=== Information shown ===
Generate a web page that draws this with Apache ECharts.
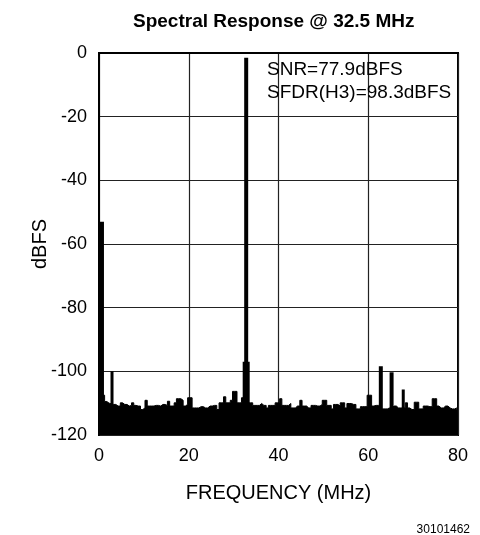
<!DOCTYPE html>
<html>
<head>
<meta charset="utf-8">
<script src="https://cdn.jsdelivr.net/npm/echarts@6/dist/echarts.min.js"></script>
<style>html,body{margin:0;padding:0;background:#fff;}#c{width:480px;height:535px;}</style>
</head>
<body>
<div id="c"></div>
<script>
// Noise floor, sampled every 0.5 MHz from 0 to 80 MHz (dBFS)
const floorStartMHz = 0;
const floorStepMHz = 0.5;
const floorLevels = [
 -104,-105,-107.5,-109.5,-110,-110.2,-110.4,-110.4,-110.9,-110.9,
 -109.9,-110.4,-110.4,-110.9,-110.7,-109.9,-110.7,-110.9,-110.9,-112,
 -111.5,-109.1,-110.9,-110.9,-110.9,-110.7,-110.7,-110.9,-110.4,-110.4,
 -110.7,-109.4,-110.9,-110.9,-109.9,-108.6,-108.6,-109.1,-110.9,-110.4,
 -108.3,-108.3,-111.5,-111.5,-111.5,-111.1,-111.1,-111.5,-111.5,-110.9,
 -110.9,-110.7,-110.7,-112,-109.9,-109.9,-108,-109.9,-109.9,-109.1,
 -106.3,-106.3,-109.9,-109.9,-108.3,-104,-104,-109.9,-109.9,-110.7,
 -110.7,-110.7,-110.1,-110.7,-110.7,-111.5,-110.7,-110.7,-110.7,-109.9,
 -109.9,-108.6,-110.7,-110.7,-110.7,-110.1,-111.5,-111.5,-110.9,-110.9,
 -109.1,-110.9,-110.9,-111.5,-111.5,-110.7,-110.7,-110.9,-110.9,-110.4,
 -109.1,-109.1,-110.7,-110.7,-111.8,-110.4,-110.4,-110.9,-109.9,-109.9,
 -111.5,-110.1,-110.1,-110.4,-110.4,-111.8,-111.8,-111.1,-111.1,-111.1,
 -107.5,-107.5,-110.9,-110.7,-110.7,-110.7,-111.8,-111.8,-111.8,-111.5,
 -111.5,-110.9,-110.9,-111.5,-111.5,-111.5,-111.5,-109.9,-111.5,-112,
 -112,-109.7,-109.7,-111.8,-111.8,-110.9,-110.9,-111.1,-111.1,-108.6,
 -108.6,-110.9,-111.5,-111.5,-110.9,-110.9,-111.5,-111.8,-111.8,-111.5,
 -111.5
];

// Discrete spurs / tones
const spurFreqs  = [0.55, 2.9, 32.8, 32.8, 62.8, 65.2, 67.8];
const spurLevels = [-53, -100, -97, -1.5, -98.4, -100.3, -105.7];
const spurWidths = [5, 3, 7, 4, 4, 4, 3];   // line widths (px), style only

const xTicks = [0, 20, 40, 60, 80];
const yTicks = [-120, -100, -80, -60, -40, -20, 0];
const titleText = 'Spectral Response @ 32.5 MHz';
const notes = ['SNR=77.9dBFS', 'SFDR(H3)=98.3dBFS'];
const xName = 'FREQUENCY (MHz)';
const yName = 'dBFS';
const figId = '30101462';

const floorData = floorLevels.map((v, i) => [floorStartMHz + i * floorStepMHz, v]);
const yMin = yTicks[0];

const series = [{
  type: 'line',
  step: 'middle',
  data: floorData,
  symbol: 'none',
  lineStyle: { color: '#000', width: 1 },
  areaStyle: { color: '#000', opacity: 1, origin: 'start' },
  z: 3,
  animation: false
}];
spurFreqs.forEach((f, i) => {
  series.push({
    type: 'line',
    data: [[f, yMin], [f, spurLevels[i]]],
    symbol: 'none',
    lineStyle: { color: '#000', width: spurWidths[i], cap: 'butt' },
    z: 4,
    animation: false
  });
});

const chart = echarts.init(document.getElementById('c'), null, { renderer: 'canvas' });
const font = 'Liberation Sans, Arial, Helvetica, sans-serif';
chart.setOption({
  animation: false,
  backgroundColor: '#fff',
  textStyle: { fontFamily: font },
  title: {
    text: titleText,
    left: 128, top: 7,
    textStyle: { fontSize: 19, fontWeight: 'bold', color: '#000', fontFamily: font }
  },
  grid: { left: 99, right: 22, top: 53, bottom: 100, show: true, borderColor: '#000', borderWidth: 2, backgroundColor: 'transparent' },
  xAxis: {
    type: 'value', min: xTicks[0], max: xTicks[xTicks.length - 1], interval: 20,
    name: xName, nameLocation: 'middle', nameGap: 48,
    nameTextStyle: { fontSize: 20, color: '#000', fontFamily: font },
    axisLine: { show: true, lineStyle: { color: '#000', width: 2 } },
    axisTick: { show: false },
    axisLabel: { fontSize: 18, color: '#000', margin: 12, fontFamily: font },
    splitLine: { show: true, lineStyle: { color: '#222', width: 1.2 } }
  },
  yAxis: {
    type: 'value', min: yMin, max: yTicks[yTicks.length - 1], interval: 20,
    axisLine: { show: true, lineStyle: { color: '#000', width: 2 } },
    axisTick: { show: false },
    axisLabel: { fontSize: 18, color: '#000', margin: 12, fontFamily: font },
    splitLine: { show: true, lineStyle: { color: '#222', width: 1.2 } }
  },
  graphic: [
    { type: 'text', x: 40, y: 244, rotation: Math.PI / 2, z: 10,
      style: { text: yName, fill: '#000', font: '20px ' + font, align: 'center', verticalAlign: 'middle' } },
    { type: 'text', left: 267, top: 60, z: 10, style: { text: notes[0], fill: '#000', font: '19px ' + font } },
    { type: 'text', left: 267, top: 83, z: 10, style: { text: notes[1], fill: '#000', font: '19px ' + font } },
    { type: 'text', right: 10, top: 524, z: 10, style: { text: figId, fill: '#000', font: '12px ' + font } }
  ],
  series: series
});
</script>
</body>
</html>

=== What needs to be done ===
Reproduce each line exactly as it appears, omitting the pictures.

=== Exercise output ===
Generate a web page that draws this with Apache ECharts.
<!DOCTYPE html>
<html>
<head>
<meta charset="utf-8">
<script src="https://cdn.jsdelivr.net/npm/echarts@6/dist/echarts.min.js"></script>
<style>html,body{margin:0;padding:0;background:#fff;}#c{width:480px;height:535px;}</style>
</head>
<body>
<div id="c"></div>
<script>
// Noise floor, sampled every 0.5 MHz from 0 to 80 MHz (dBFS)
const floorStartMHz = 0;
const floorStepMHz = 0.5;
const floorLevels = [
 -104,-105,-107.5,-109.5,-110,-110.2,-110.4,-110.4,-110.9,-110.9,
 -109.9,-110.4,-110.4,-110.9,-110.7,-109.9,-110.7,-110.9,-110.9,-112,
 -111.5,-109.1,-110.9,-110.9,-110.9,-110.7,-110.7,-110.9,-110.4,-110.4,
 -110.7,-109.4,-110.9,-110.9,-109.9,-108.6,-108.6,-109.1,-110.9,-110.4,
 -108.3,-108.3,-111.5,-111.5,-111.5,-111.1,-111.1,-111.5,-111.5,-110.9,
 -110.9,-110.7,-110.7,-112,-109.9,-109.9,-108,-109.9,-109.9,-109.1,
 -106.3,-106.3,-109.9,-109.9,-108.3,-104,-104,-109.9,-109.9,-110.7,
 -110.7,-110.7,-110.1,-110.7,-110.7,-111.5,-110.7,-110.7,-110.7,-109.9,
 -109.9,-108.6,-110.7,-110.7,-110.7,-110.1,-111.5,-111.5,-110.9,-110.9,
 -109.1,-110.9,-110.9,-111.5,-111.5,-110.7,-110.7,-110.9,-110.9,-110.4,
 -109.1,-109.1,-110.7,-110.7,-111.8,-110.4,-110.4,-110.9,-109.9,-109.9,
 -111.5,-110.1,-110.1,-110.4,-110.4,-111.8,-111.8,-111.1,-111.1,-111.1,
 -107.5,-107.5,-110.9,-110.7,-110.7,-110.7,-111.8,-111.8,-111.8,-111.5,
 -111.5,-110.9,-110.9,-111.5,-111.5,-111.5,-111.5,-109.9,-111.5,-112,
 -112,-109.7,-109.7,-111.8,-111.8,-110.9,-110.9,-111.1,-111.1,-108.6,
 -108.6,-110.9,-111.5,-111.5,-110.9,-110.9,-111.5,-111.8,-111.8,-111.5,
 -111.5
];

// Discrete spurs / tones
const spurFreqs  = [0.55, 2.9, 32.8, 32.8, 62.8, 65.2, 67.8];
const spurLevels = [-53, -100, -97, -1.5, -98.4, -100.3, -105.7];
const spurWidths = [5, 3, 7, 4, 4, 4, 3];   // line widths (px), style only

const xTicks = [0, 20, 40, 60, 80];
const yTicks = [-120, -100, -80, -60, -40, -20, 0];
const titleText = 'Spectral Response @ 32.5 MHz';
const notes = ['SNR=77.9dBFS', 'SFDR(H3)=98.3dBFS'];
const xName = 'FREQUENCY (MHz)';
const yName = 'dBFS';
const figId = '30101462';

const floorData = floorLevels.map((v, i) => [floorStartMHz + i * floorStepMHz, v]);
const yMin = yTicks[0];

const series = [{
  type: 'line',
  step: 'middle',
  data: floorData,
  symbol: 'none',
  lineStyle: { color: '#000', width: 1 },
  areaStyle: { color: '#000', opacity: 1, origin: 'start' },
  z: 3,
  animation: false
}];
spurFreqs.forEach((f, i) => {
  series.push({
    type: 'line',
    data: [[f, yMin], [f, spurLevels[i]]],
    symbol: 'none',
    lineStyle: { color: '#000', width: spurWidths[i], cap: 'butt' },
    z: 4,
    animation: false
  });
});

const chart = echarts.init(document.getElementById('c'), null, { renderer: 'canvas' });
const font = 'Liberation Sans, Arial, Helvetica, sans-serif';
chart.setOption({
  animation: false,
  backgroundColor: '#fff',
  textStyle: { fontFamily: font },
  title: {
    text: titleText,
    left: 128, top: 7,
    textStyle: { fontSize: 19, fontWeight: 'bold', color: '#000', fontFamily: font }
  },
  grid: { left: 99, right: 22, top: 53, bottom: 100, show: true, borderColor: '#000', borderWidth: 2, backgroundColor: 'transparent' },
  xAxis: {
    type: 'value', min: xTicks[0], max: xTicks[xTicks.length - 1], interval: 20,
    name: xName, nameLocation: 'middle', nameGap: 48,
    nameTextStyle: { fontSize: 20, color: '#000', fontFamily: font },
    axisLine: { show: true, lineStyle: { color: '#000', width: 2 } },
    axisTick: { show: false },
    axisLabel: { fontSize: 18, color: '#000', margin: 12, fontFamily: font },
    splitLine: { show: true, lineStyle: { color: '#222', width: 1.2 } }
  },
  yAxis: {
    type: 'value', min: yMin, max: yTicks[yTicks.length - 1], interval: 20,
    axisLine: { show: true, lineStyle: { color: '#000', width: 2 } },
    axisTick: { show: false },
    axisLabel: { fontSize: 18, color: '#000', margin: 12, fontFamily: font },
    splitLine: { show: true, lineStyle: { color: '#222', width: 1.2 } }
  },
  graphic: [
    { type: 'text', x: 40, y: 244, rotation: Math.PI / 2, z: 10,
      style: { text: yName, fill: '#000', font: '20px ' + font, align: 'center', verticalAlign: 'middle' } },
    { type: 'text', left: 267, top: 60, z: 10, style: { text: notes[0], fill: '#000', font: '19px ' + font } },
    { type: 'text', left: 267, top: 83, z: 10, style: { text: notes[1], fill: '#000', font: '19px ' + font } },
    { type: 'text', right: 10, top: 524, z: 10, style: { text: figId, fill: '#000', font: '12px ' + font } }
  ],
  series: series
});
</script>
</body>
</html>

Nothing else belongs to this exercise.